==== RAW DATA ====

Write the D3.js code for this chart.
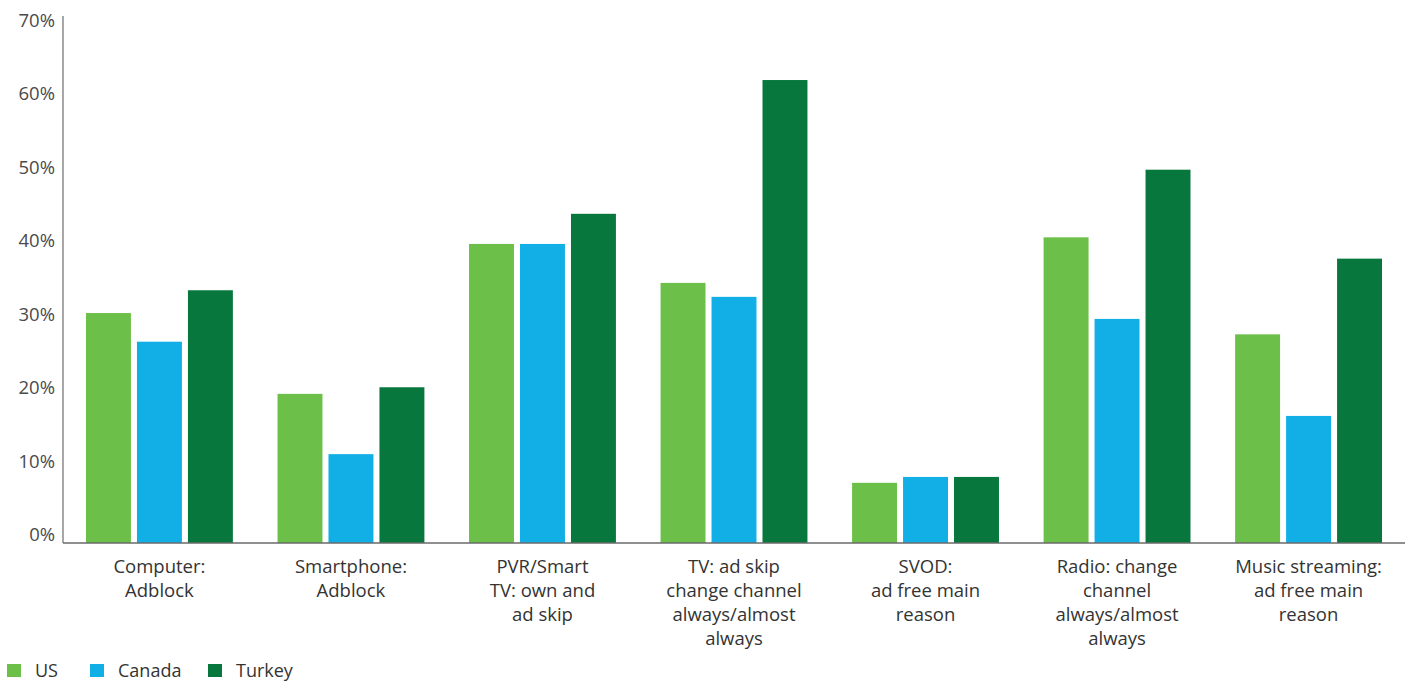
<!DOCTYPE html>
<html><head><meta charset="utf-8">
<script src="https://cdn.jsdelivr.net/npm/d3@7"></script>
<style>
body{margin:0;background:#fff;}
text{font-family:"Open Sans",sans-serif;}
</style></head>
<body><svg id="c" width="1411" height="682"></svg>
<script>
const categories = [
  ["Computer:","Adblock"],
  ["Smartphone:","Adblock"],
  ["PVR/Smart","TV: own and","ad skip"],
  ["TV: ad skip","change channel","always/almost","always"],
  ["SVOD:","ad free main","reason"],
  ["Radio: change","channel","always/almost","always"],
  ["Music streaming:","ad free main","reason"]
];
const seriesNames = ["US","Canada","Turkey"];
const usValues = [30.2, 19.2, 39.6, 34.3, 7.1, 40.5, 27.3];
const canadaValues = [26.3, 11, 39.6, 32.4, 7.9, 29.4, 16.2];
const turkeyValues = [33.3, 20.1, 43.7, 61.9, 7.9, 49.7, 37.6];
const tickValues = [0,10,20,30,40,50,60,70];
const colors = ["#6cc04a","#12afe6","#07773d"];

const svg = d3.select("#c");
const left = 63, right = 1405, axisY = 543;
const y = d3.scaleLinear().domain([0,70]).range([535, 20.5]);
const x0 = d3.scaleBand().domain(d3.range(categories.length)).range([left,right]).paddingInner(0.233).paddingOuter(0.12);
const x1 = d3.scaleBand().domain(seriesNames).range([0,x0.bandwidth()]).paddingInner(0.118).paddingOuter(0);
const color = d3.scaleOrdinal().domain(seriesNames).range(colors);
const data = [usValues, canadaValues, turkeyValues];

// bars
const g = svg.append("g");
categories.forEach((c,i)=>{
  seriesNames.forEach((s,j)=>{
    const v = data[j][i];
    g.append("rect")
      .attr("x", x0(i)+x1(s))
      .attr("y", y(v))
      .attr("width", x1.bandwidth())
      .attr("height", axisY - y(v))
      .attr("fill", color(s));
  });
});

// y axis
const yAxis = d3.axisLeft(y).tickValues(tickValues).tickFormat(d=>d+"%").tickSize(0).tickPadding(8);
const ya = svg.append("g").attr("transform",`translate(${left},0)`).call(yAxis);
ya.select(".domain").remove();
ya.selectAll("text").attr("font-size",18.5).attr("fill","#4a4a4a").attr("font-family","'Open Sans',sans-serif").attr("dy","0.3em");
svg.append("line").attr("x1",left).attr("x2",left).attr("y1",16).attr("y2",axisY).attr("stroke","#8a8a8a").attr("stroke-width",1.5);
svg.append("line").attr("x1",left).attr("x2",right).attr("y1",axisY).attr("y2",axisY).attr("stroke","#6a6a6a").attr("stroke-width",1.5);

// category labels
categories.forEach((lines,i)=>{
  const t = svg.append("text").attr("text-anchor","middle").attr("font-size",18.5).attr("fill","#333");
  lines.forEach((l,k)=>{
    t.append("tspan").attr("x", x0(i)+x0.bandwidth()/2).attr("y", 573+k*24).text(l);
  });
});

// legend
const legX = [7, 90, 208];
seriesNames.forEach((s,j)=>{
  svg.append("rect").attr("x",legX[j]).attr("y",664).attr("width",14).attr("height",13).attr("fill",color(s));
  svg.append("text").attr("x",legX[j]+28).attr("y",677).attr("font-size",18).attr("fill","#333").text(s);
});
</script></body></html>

====

> **GIVEN INSTRUCTION**
Take the listing and print it again exactly, but without any pictures.

> **ANSWER TO THIS EXERCISE**
Write the D3.js code for this chart.
<!DOCTYPE html>
<html><head><meta charset="utf-8">
<script src="https://cdn.jsdelivr.net/npm/d3@7"></script>
<style>
body{margin:0;background:#fff;}
text{font-family:"Open Sans",sans-serif;}
</style></head>
<body><svg id="c" width="1411" height="682"></svg>
<script>
const categories = [
  ["Computer:","Adblock"],
  ["Smartphone:","Adblock"],
  ["PVR/Smart","TV: own and","ad skip"],
  ["TV: ad skip","change channel","always/almost","always"],
  ["SVOD:","ad free main","reason"],
  ["Radio: change","channel","always/almost","always"],
  ["Music streaming:","ad free main","reason"]
];
const seriesNames = ["US","Canada","Turkey"];
const usValues = [30.2, 19.2, 39.6, 34.3, 7.1, 40.5, 27.3];
const canadaValues = [26.3, 11, 39.6, 32.4, 7.9, 29.4, 16.2];
const turkeyValues = [33.3, 20.1, 43.7, 61.9, 7.9, 49.7, 37.6];
const tickValues = [0,10,20,30,40,50,60,70];
const colors = ["#6cc04a","#12afe6","#07773d"];

const svg = d3.select("#c");
const left = 63, right = 1405, axisY = 543;
const y = d3.scaleLinear().domain([0,70]).range([535, 20.5]);
const x0 = d3.scaleBand().domain(d3.range(categories.length)).range([left,right]).paddingInner(0.233).paddingOuter(0.12);
const x1 = d3.scaleBand().domain(seriesNames).range([0,x0.bandwidth()]).paddingInner(0.118).paddingOuter(0);
const color = d3.scaleOrdinal().domain(seriesNames).range(colors);
const data = [usValues, canadaValues, turkeyValues];

// bars
const g = svg.append("g");
categories.forEach((c,i)=>{
  seriesNames.forEach((s,j)=>{
    const v = data[j][i];
    g.append("rect")
      .attr("x", x0(i)+x1(s))
      .attr("y", y(v))
      .attr("width", x1.bandwidth())
      .attr("height", axisY - y(v))
      .attr("fill", color(s));
  });
});

// y axis
const yAxis = d3.axisLeft(y).tickValues(tickValues).tickFormat(d=>d+"%").tickSize(0).tickPadding(8);
const ya = svg.append("g").attr("transform",`translate(${left},0)`).call(yAxis);
ya.select(".domain").remove();
ya.selectAll("text").attr("font-size",18.5).attr("fill","#4a4a4a").attr("font-family","'Open Sans',sans-serif").attr("dy","0.3em");
svg.append("line").attr("x1",left).attr("x2",left).attr("y1",16).attr("y2",axisY).attr("stroke","#8a8a8a").attr("stroke-width",1.5);
svg.append("line").attr("x1",left).attr("x2",right).attr("y1",axisY).attr("y2",axisY).attr("stroke","#6a6a6a").attr("stroke-width",1.5);

// category labels
categories.forEach((lines,i)=>{
  const t = svg.append("text").attr("text-anchor","middle").attr("font-size",18.5).attr("fill","#333");
  lines.forEach((l,k)=>{
    t.append("tspan").attr("x", x0(i)+x0.bandwidth()/2).attr("y", 573+k*24).text(l);
  });
});

// legend
const legX = [7, 90, 208];
seriesNames.forEach((s,j)=>{
  svg.append("rect").attr("x",legX[j]).attr("y",664).attr("width",14).attr("height",13).attr("fill",color(s));
  svg.append("text").attr("x",legX[j]+28).attr("y",677).attr("font-size",18).attr("fill","#333").text(s);
});
</script></body></html>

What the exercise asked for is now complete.